==== Provided data ====

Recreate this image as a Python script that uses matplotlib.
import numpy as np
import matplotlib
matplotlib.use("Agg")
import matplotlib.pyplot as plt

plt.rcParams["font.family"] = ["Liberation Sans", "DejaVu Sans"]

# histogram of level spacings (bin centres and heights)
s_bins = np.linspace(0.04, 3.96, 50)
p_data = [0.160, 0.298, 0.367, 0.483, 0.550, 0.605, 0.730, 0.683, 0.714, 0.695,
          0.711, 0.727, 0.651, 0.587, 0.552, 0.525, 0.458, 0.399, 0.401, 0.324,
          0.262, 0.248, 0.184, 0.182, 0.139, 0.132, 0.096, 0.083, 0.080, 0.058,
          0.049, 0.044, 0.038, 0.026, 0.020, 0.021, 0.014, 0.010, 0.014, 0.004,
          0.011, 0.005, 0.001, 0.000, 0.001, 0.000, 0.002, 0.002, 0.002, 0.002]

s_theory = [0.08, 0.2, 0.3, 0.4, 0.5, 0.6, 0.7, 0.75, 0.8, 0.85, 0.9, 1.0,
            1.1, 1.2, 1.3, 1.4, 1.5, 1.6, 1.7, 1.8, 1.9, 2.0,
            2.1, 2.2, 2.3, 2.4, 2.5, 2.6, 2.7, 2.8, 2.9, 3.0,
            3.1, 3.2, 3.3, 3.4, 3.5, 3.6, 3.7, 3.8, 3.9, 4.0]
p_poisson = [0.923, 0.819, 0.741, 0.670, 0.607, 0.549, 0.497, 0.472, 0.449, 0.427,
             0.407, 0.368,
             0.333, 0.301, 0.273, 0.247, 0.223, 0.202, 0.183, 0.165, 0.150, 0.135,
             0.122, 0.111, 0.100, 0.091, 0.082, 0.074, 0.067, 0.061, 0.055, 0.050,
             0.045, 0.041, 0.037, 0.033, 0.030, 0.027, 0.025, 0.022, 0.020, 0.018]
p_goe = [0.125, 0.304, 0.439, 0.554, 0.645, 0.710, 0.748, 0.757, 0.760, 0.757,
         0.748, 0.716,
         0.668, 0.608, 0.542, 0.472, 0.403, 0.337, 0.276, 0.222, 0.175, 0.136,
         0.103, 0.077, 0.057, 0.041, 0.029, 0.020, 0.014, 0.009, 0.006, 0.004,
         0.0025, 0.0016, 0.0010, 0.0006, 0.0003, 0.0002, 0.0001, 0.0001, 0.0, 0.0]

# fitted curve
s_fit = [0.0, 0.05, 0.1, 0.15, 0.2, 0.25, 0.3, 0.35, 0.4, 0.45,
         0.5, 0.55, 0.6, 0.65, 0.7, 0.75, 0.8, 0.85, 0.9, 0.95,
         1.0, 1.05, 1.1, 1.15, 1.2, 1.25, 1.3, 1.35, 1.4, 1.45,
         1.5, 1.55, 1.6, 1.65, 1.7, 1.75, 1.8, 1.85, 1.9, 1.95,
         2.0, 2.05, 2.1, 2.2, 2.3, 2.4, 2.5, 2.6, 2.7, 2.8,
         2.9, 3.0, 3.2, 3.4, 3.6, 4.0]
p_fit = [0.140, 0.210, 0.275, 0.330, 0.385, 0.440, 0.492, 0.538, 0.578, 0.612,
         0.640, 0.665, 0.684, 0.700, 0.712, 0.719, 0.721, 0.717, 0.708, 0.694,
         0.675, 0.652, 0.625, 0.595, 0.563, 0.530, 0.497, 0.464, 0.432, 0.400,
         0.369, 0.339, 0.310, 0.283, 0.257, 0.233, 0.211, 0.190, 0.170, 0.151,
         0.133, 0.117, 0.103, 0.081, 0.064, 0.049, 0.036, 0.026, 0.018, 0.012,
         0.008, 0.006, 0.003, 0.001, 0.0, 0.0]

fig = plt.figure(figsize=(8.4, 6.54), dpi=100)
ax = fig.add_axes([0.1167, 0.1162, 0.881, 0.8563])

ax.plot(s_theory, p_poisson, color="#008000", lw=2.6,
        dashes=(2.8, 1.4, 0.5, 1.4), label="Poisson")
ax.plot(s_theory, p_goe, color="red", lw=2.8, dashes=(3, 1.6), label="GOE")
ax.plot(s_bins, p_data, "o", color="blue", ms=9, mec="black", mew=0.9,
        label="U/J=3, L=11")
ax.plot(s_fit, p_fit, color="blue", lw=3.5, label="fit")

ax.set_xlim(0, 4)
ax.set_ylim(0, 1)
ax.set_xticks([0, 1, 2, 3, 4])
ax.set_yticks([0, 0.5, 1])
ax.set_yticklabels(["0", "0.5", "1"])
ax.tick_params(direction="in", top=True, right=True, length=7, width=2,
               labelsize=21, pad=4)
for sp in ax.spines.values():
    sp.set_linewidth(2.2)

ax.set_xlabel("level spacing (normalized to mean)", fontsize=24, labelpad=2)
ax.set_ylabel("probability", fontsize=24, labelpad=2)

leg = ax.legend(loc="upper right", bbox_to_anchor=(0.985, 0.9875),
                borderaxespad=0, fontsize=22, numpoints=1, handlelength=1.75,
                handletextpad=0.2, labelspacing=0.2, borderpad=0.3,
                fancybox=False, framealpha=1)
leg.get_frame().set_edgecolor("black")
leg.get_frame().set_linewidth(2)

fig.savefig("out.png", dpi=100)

====
==== Provided data ====

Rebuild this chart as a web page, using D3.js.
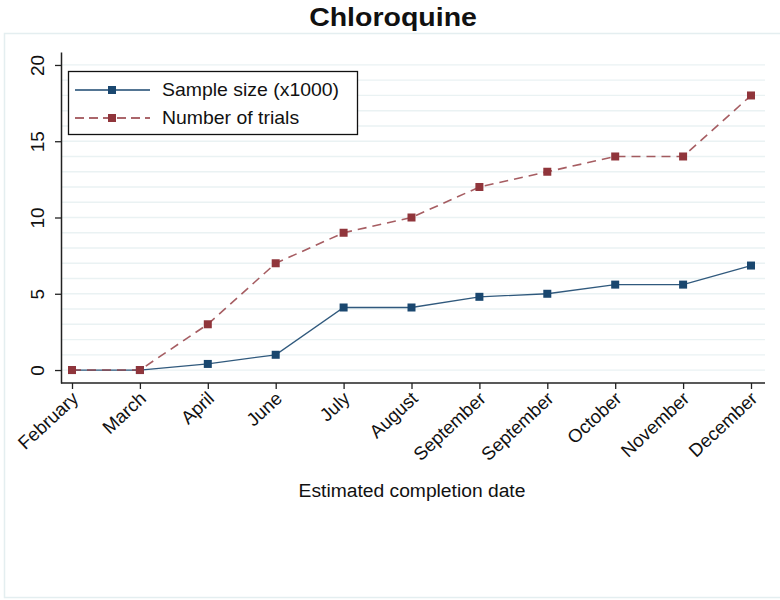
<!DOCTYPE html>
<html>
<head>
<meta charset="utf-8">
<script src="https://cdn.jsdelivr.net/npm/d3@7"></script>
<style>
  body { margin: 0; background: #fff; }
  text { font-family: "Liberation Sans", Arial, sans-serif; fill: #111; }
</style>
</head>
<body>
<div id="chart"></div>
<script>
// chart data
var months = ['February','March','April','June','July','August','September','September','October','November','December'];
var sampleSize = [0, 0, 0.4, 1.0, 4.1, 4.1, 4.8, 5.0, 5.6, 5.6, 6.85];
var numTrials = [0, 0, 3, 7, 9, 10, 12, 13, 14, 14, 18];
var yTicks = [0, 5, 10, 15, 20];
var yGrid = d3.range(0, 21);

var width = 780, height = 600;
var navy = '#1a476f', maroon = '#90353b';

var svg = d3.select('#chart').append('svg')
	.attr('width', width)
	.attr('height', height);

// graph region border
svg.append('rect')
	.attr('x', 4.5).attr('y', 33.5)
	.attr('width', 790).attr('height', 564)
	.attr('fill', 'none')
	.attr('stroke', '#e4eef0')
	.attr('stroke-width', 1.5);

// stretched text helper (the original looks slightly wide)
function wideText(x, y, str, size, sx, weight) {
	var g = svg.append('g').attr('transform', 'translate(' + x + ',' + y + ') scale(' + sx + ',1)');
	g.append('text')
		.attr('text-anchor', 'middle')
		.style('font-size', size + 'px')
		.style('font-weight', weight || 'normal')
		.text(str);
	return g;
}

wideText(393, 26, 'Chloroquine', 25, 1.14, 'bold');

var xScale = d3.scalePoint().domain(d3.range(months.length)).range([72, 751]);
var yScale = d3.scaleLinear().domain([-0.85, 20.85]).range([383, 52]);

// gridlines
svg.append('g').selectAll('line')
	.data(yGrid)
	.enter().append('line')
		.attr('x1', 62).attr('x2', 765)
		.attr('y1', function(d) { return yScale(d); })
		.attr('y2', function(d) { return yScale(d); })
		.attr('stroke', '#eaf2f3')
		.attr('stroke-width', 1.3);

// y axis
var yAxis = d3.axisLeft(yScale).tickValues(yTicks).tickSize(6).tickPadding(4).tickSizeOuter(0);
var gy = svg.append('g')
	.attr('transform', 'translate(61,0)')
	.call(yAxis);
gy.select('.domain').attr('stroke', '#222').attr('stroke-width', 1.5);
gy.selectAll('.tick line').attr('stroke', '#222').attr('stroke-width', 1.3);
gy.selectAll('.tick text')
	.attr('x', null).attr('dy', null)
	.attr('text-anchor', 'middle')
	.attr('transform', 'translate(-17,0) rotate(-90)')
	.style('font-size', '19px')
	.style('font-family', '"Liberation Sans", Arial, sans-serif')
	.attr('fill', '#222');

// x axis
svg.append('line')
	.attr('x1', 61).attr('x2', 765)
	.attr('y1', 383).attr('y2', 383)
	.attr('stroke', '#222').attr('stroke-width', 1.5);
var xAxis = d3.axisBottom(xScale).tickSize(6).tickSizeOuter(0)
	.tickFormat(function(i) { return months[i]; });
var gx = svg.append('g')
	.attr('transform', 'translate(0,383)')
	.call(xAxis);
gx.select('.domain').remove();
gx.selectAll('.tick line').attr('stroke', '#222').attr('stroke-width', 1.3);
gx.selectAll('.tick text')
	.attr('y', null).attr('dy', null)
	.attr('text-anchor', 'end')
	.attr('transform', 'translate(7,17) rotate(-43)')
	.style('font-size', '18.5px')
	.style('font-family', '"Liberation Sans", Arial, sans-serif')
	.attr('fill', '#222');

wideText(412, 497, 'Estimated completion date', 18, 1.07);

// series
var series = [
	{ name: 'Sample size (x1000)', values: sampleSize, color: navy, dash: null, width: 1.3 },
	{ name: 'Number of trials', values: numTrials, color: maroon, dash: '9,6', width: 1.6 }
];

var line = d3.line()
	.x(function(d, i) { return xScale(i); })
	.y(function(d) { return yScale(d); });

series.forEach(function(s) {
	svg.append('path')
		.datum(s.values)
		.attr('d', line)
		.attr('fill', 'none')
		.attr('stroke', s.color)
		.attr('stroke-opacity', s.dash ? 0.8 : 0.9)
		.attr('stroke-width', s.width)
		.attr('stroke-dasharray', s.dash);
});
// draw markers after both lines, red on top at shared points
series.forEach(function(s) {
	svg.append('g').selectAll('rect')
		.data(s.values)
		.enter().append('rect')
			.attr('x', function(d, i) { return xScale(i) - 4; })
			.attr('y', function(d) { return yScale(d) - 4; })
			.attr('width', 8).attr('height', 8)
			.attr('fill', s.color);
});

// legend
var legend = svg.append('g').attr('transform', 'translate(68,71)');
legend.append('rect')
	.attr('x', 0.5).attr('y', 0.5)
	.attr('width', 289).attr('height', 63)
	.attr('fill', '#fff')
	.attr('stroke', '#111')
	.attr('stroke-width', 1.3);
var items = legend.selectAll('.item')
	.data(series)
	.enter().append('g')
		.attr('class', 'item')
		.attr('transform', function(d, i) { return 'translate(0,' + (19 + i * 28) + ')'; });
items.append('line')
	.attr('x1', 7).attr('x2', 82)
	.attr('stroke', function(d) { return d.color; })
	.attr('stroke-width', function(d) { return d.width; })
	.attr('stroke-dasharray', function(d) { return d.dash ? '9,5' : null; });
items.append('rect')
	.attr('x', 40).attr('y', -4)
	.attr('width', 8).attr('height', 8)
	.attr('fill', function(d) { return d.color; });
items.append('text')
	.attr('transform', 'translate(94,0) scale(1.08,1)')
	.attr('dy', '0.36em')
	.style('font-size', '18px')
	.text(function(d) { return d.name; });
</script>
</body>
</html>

====

▶ [Exercise brief]:
Output exactly one stretch of the listing: from the line containing "Recreate this image" through the line containing "0.002, 0.002, 0.002]", both end lines included.

▶ [Output for this exercise]:
Recreate this image as a Python script that uses matplotlib.
import numpy as np
import matplotlib
matplotlib.use("Agg")
import matplotlib.pyplot as plt

plt.rcParams["font.family"] = ["Liberation Sans", "DejaVu Sans"]

# histogram of level spacings (bin centres and heights)
s_bins = np.linspace(0.04, 3.96, 50)
p_data = [0.160, 0.298, 0.367, 0.483, 0.550, 0.605, 0.730, 0.683, 0.714, 0.695,
          0.711, 0.727, 0.651, 0.587, 0.552, 0.525, 0.458, 0.399, 0.401, 0.324,
          0.262, 0.248, 0.184, 0.182, 0.139, 0.132, 0.096, 0.083, 0.080, 0.058,
          0.049, 0.044, 0.038, 0.026, 0.020, 0.021, 0.014, 0.010, 0.014, 0.004,
          0.011, 0.005, 0.001, 0.000, 0.001, 0.000, 0.002, 0.002, 0.002, 0.002]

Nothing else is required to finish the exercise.